What's different about you? What's your story? What do you and you alone have to offer the world? How are you going to incorporate the most progressive training strategies into something new?

Who is your audience? Who are the people with whom you long to create a community? Who do you love most in the whole world?

Too many folks stumble in this industry because they love sports or exercise science, but seem to lack a profound love of humanity.

Yes, being great at training is a must. Master your domain knowledge. But if you don't genuinely love love love people, this probably isn't the right business for you.

And if you think there's nothing special about you, or you can't think of what particular audience you hope to serve ... think harder. You have a freak flag. You just misplaced it at some point in your life. Your audience is counting on you to find it. They're waiting to hear your unique voice.

Figure out what makes you unique. Be specific about what type of person you love most. Then let this shine through in every piece of marketing, every training cue, and every design choice.

As Seth Godin has noted, the Industrial Age is over. We are all artists now.

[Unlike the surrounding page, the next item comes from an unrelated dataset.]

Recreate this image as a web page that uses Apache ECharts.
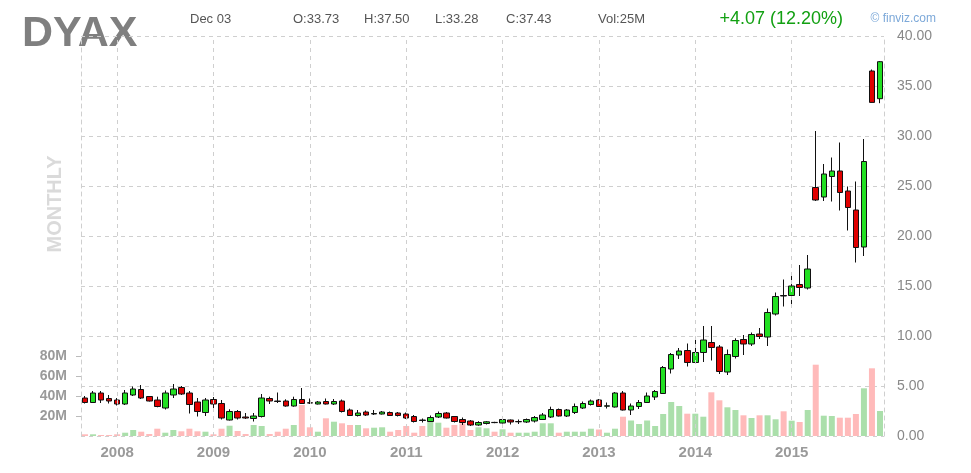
<!DOCTYPE html>
<html><head><meta charset="utf-8">
<script src="https://cdn.jsdelivr.net/npm/echarts@6/dist/echarts.min.js"></script>
<style>html,body{margin:0;padding:0;background:#fff}#c{width:971px;height:473px}</style>
</head><body><div id="c"></div>
<script>
const months = [
 '2007-09','2007-10','2007-11','2007-12',
 '2008-01','2008-02','2008-03','2008-04','2008-05','2008-06','2008-07','2008-08','2008-09','2008-10','2008-11','2008-12',
 '2009-01','2009-02','2009-03','2009-04','2009-05','2009-06','2009-07','2009-08','2009-09','2009-10','2009-11','2009-12',
 '2010-01','2010-02','2010-03','2010-04','2010-05','2010-06','2010-07','2010-08','2010-09','2010-10','2010-11','2010-12',
 '2011-01','2011-02','2011-03','2011-04','2011-05','2011-06','2011-07','2011-08','2011-09','2011-10','2011-11','2011-12',
 '2012-01','2012-02','2012-03','2012-04','2012-05','2012-06','2012-07','2012-08','2012-09','2012-10','2012-11','2012-12',
 '2013-01','2013-02','2013-03','2013-04','2013-05','2013-06','2013-07','2013-08','2013-09','2013-10','2013-11','2013-12',
 '2014-01','2014-02','2014-03','2014-04','2014-05','2014-06','2014-07','2014-08','2014-09','2014-10','2014-11','2014-12',
 '2015-01','2015-02','2015-03','2015-04','2015-05','2015-06','2015-07','2015-08','2015-09','2015-10','2015-11','2015-12'
];
const opens = [3.80,3.35,4.30,3.75,
 3.60,3.20,4.10,4.65,3.95,3.60,2.80,4.10,4.85,4.30,3.40,2.35,
 3.65,3.25,1.60,2.45,1.90,1.75,1.95,3.75,3.50,3.50,3.00,3.65,
 3.32,3.20,3.45,3.20,3.50,2.60,2.05,2.40,2.20,2.20,2.35,2.30,
 2.20,1.95,1.60,1.45,1.90,2.30,1.95,1.65,1.50,1.10,1.25,1.36,
 1.30,1.60,1.42,1.40,1.50,1.65,1.90,2.65,2.00,2.35,2.80,3.15,
 3.60,2.98,2.90,4.30,2.60,2.95,3.35,3.90,4.25,6.70,8.10,8.55,
 7.35,8.35,9.35,8.90,6.40,7.95,9.65,9.20,10.20,9.90,12.20,14.05,
 14.05,15.15,14.80,24.85,23.90,25.95,26.50,24.50,22.60,18.90,36.50,33.73];
const highs = [4.00,4.50,4.50,4.10,
 3.80,4.60,4.95,5.10,4.00,3.93,4.55,5.20,5.00,4.50,3.80,3.80,
 3.90,3.60,2.67,2.60,2.30,2.30,4.20,3.93,4.35,3.67,3.93,4.80,
 3.75,3.50,3.75,3.70,3.65,2.75,2.60,2.55,2.60,2.50,2.45,2.40,
 2.35,2.10,1.75,2.05,2.45,2.40,2.00,1.85,1.60,1.48,1.50,1.42,
 1.75,1.65,1.65,1.75,2.00,2.30,2.93,2.75,2.70,3.25,3.45,3.65,
 3.70,3.35,4.40,4.50,3.25,3.60,4.35,4.60,7.00,8.30,8.80,9.25,
 9.70,11.00,11.00,9.10,8.65,9.77,10.10,10.35,10.80,12.75,14.35,15.65,
 16.35,17.10,18.10,30.50,27.20,27.85,29.35,24.95,25.45,29.70,36.65,37.50];
const lows = [3.25,3.30,3.30,3.25,
 3.05,3.10,4.00,3.70,3.45,2.87,2.65,3.80,4.10,2.25,1.95,2.00,
 2.70,1.65,1.55,1.65,1.70,1.45,1.85,3.20,3.30,2.93,2.93,3.20,
 3.20,3.15,3.15,3.10,2.35,2.00,1.95,2.00,2.10,2.15,2.00,1.95,
 1.70,1.35,1.35,1.40,1.80,1.75,1.35,1.10,1.00,1.02,1.15,1.28,
 1.25,1.15,1.20,1.30,1.35,1.60,1.80,1.95,1.90,2.20,2.70,3.05,
 2.90,2.75,2.85,2.55,2.10,2.70,3.30,3.60,4.20,6.25,7.70,6.95,
 7.25,7.40,7.55,6.20,6.10,7.75,8.10,9.00,9.70,9.00,12.05,12.95,
 13.20,14.00,14.65,23.50,23.50,23.45,22.55,20.55,17.35,18.00,33.35,33.28];
const closes = [3.35,4.30,3.60,3.50,
 3.20,4.30,4.70,3.80,3.50,2.95,4.30,4.70,4.20,3.15,2.45,3.60,
 3.20,1.80,2.45,1.80,1.80,2.00,3.80,3.50,3.45,3.00,3.65,3.25,
 3.30,3.40,3.20,3.45,2.45,2.05,2.30,2.10,2.25,2.40,2.05,2.05,
 1.80,1.45,1.55,1.85,2.25,1.80,1.45,1.35,1.10,1.35,1.42,1.34,
 1.65,1.40,1.45,1.65,1.85,2.10,2.65,2.00,2.60,2.95,3.25,3.50,
 2.95,3.02,4.30,2.60,3.00,3.35,4.00,4.45,6.85,8.15,8.50,7.35,
 8.35,9.60,8.85,6.45,8.15,9.55,9.20,10.15,9.95,12.35,13.95,14.00,
 15.00,14.85,16.70,23.60,26.20,26.50,24.35,22.85,18.85,27.45,33.36,37.43];
const volumesM = [1.7,1.7,1.0,1.0,
 1.7,3.3,6.0,4.3,2.0,7.3,3.3,6.0,4.7,7.3,4.7,4.3,
 1.7,7.3,10.3,5.0,2.0,11,10,2.0,4.3,7.3,11,31,
 8.7,4.3,17.7,14.3,12.7,11,11,7.7,8.3,8.7,4.3,6.0,
 10,3.3,10,14.3,13.3,8.3,11,12.7,6.0,8.7,7.7,4.3,
 6.7,3.3,3.3,3.3,4.3,12.7,12.7,3.3,4.3,4.3,4.3,7.3,
 6.5,3.3,7.3,19.3,15.5,12,15.5,10,22,34,30,22.3,
 22.3,19.3,43.7,35.7,28.7,26,20.7,18,20.7,20.7,16.7,24.7,
 15.3,14,26,71.3,20.3,20,18.3,18.3,22,47.7,67.7,25];
const yearTicks = ['2008-01','2009-01','2010-01','2011-01','2012-01','2013-01','2014-01','2015-01'];
const priceTicks = [0,5,10,15,20,25,30,35,40];
const volumeTicks = [20,40,60,80];
const ticker = 'DYAX';
const dateLabel = 'Dec 03';
const periodLabel = 'MONTHLY';

const n = closes.length - 1;
const GREEN = '#22e022', RED = '#e00000';
const VGREEN = '#abdfab', VRED = '#ffbaba';
const GRID = '#cfcfcf';
const FONT = '"Liberation Sans", Arial, sans-serif';

const candleData = months.map((m, i) => [opens[i], closes[i], lows[i], highs[i]]);
const volData = volumesM.map((v, i) => ({
  value: v,
  itemStyle: { color: closes[i] >= opens[i] ? VGREEN : VRED }
}));

const chg = closes[n] - closes[n - 1];
const pct = chg / closes[n - 1] * 100;
const ohlcTexts = ['O:' + opens[n].toFixed(2), 'H:' + highs[n].toFixed(2), 'L:' + lows[n].toFixed(2), 'C:' + closes[n].toFixed(2)];
const ohlcX = [293, 364, 435, 506];

const txt = (x, y, text, font, fill, align, extra) => Object.assign({
  type: 'text', x: x, y: y, silent: true,
  style: { text: text, font: font, fill: fill, align: align || 'left', textAlign: align || 'left', verticalAlign: 'middle', textVerticalAlign: 'middle' }
}, extra || {});

const graphics = [
  txt(22, 34, ticker, 'bold 43px ' + FONT, '#7f7f7f'),
  txt(190, 19, dateLabel, '13px ' + FONT, '#555'),
  ...ohlcTexts.map((t, k) => txt(ohlcX[k], 19, t, '13px ' + FONT, '#555')),
  txt(598, 19, 'Vol:' + Math.round(volumesM[n]) + 'M', '13px ' + FONT, '#555'),
  txt(843, 19, (chg >= 0 ? '+' : '') + chg.toFixed(2) + ' (' + pct.toFixed(2) + '%)', '18px ' + FONT, '#12a012', 'right'),
  txt(936, 19, '\u00a9 finviz.com', '12px ' + FONT, '#7da9d9', 'right'),
  txt(55, 204, periodLabel, 'bold 20px ' + FONT, '#dadada', 'center', { rotation: Math.PI / 2 })
];

const chart = echarts.init(document.getElementById('c'), null, { renderer: 'canvas' });
chart.setOption({
  animation: false,
  backgroundColor: '#fff',
  grid: { left: 81, right: 87, top: 36, bottom: 37, containLabel: false },
  xAxis: {
    type: 'category', data: months, boundaryGap: true,
    axisLine: { show: false }, axisTick: { show: false }, splitLine: { show: false },
    axisLabel: {
      interval: (idx, val) => yearTicks.indexOf(val) >= 0,
      formatter: v => v.slice(0, 4),
      color: '#9a9a9a', fontWeight: 'bold', fontSize: 15, fontFamily: FONT, margin: 9
    }
  },
  yAxis: [
    {
      type: 'value', position: 'right', min: priceTicks[0], max: priceTicks[priceTicks.length - 1], interval: 5,
      axisLine: { show: true, lineStyle: { color: GRID, type: [4, 4] } },
      axisTick: { show: false },
      splitLine: { show: true, lineStyle: { color: GRID, type: [4, 4], width: 1 } },
      axisLabel: { formatter: v => v.toFixed(2), color: '#888', fontSize: 14, fontFamily: FONT, margin: 13 }
    },
    {
      type: 'value', position: 'left', min: 0, max: 400, interval: 20,
      axisLine: { show: true, lineStyle: { color: GRID, type: [4, 4] } },
      axisTick: { show: true, length: 5, customValues: volumeTicks, lineStyle: { color: '#bbb' } },
      splitLine: { show: false },
      axisLabel: {
        customValues: volumeTicks,
        formatter: v => (volumeTicks.indexOf(v) >= 0 ? v + 'M' : ''),
        color: '#9a9a9a', fontWeight: 'bold', fontSize: 14, fontFamily: FONT, margin: 14
      }
    }
  ],
  series: [
    {
      type: 'bar', name: 'Volume', yAxisIndex: 1, data: volData, barWidth: 6, z: 1, silent: true,
      markLine: {
        silent: true, symbol: 'none', animation: false,
        label: { show: false },
        lineStyle: { color: GRID, type: [4, 4], width: 1 },
        data: yearTicks.map(t => ({ xAxis: t }))
      }
    },
    {
      type: 'candlestick', name: ticker, yAxisIndex: 0, data: candleData, barWidth: 6, z: 3, silent: true,
      itemStyle: {
        color: GREEN, color0: RED, borderColor: '#111', borderColor0: '#111', borderColorDoji: '#111', borderWidth: 1
      },
      markLine: {
        silent: true, symbol: 'none', animation: false,
        lineStyle: { opacity: 0 },
        label: {
          show: true, position: 'end', distance: 9,
          formatter: p => Number(p.value).toFixed(2),
          backgroundColor: '#ffff00', color: '#333', fontSize: 14, fontFamily: FONT, padding: [3, 3, 2, 3]
        },
        data: [{ yAxis: closes[n] }]
      }
    }
  ],
  graphic: graphics
});
</script>
</body></html>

I can't wait to get out of bed in the morning

unicornI don't want to pretend I have it all figured out. I don't. I'm painfully aware I'm making it up as I go along. But I will say this: I've created a business that I love so much I literally can't wait to get out of bed in the morning and start working.

I want this for you too.

If anything truly sets MFF apart from most of our competitors, it's a willingness to lean into the discomfort and go our own way.

We don't care about competing for money or fame. Yes, we love money, but that's not why we exist.

We want to be an institution. We want to be around for 100 years. We want a modern art exhibit curated as part of our group fitness classroom. We want to one day have a nonprofit foundation that allows us to pursue charitable causes. We want to produce Broadway musicals, and we want to write books and produce TV shows.

We want the mayor of New York City to commission a statue of a unicorn to be placed on the corner of 39th Street and Ninth Avenue to commemorate the birthplace of our grand experiment.

I think business should be the most profoundly satisfying and creative art form imaginable. If you think business is lame or boring, I lovingly submit you're doing it wrong. Dream bigger dreams.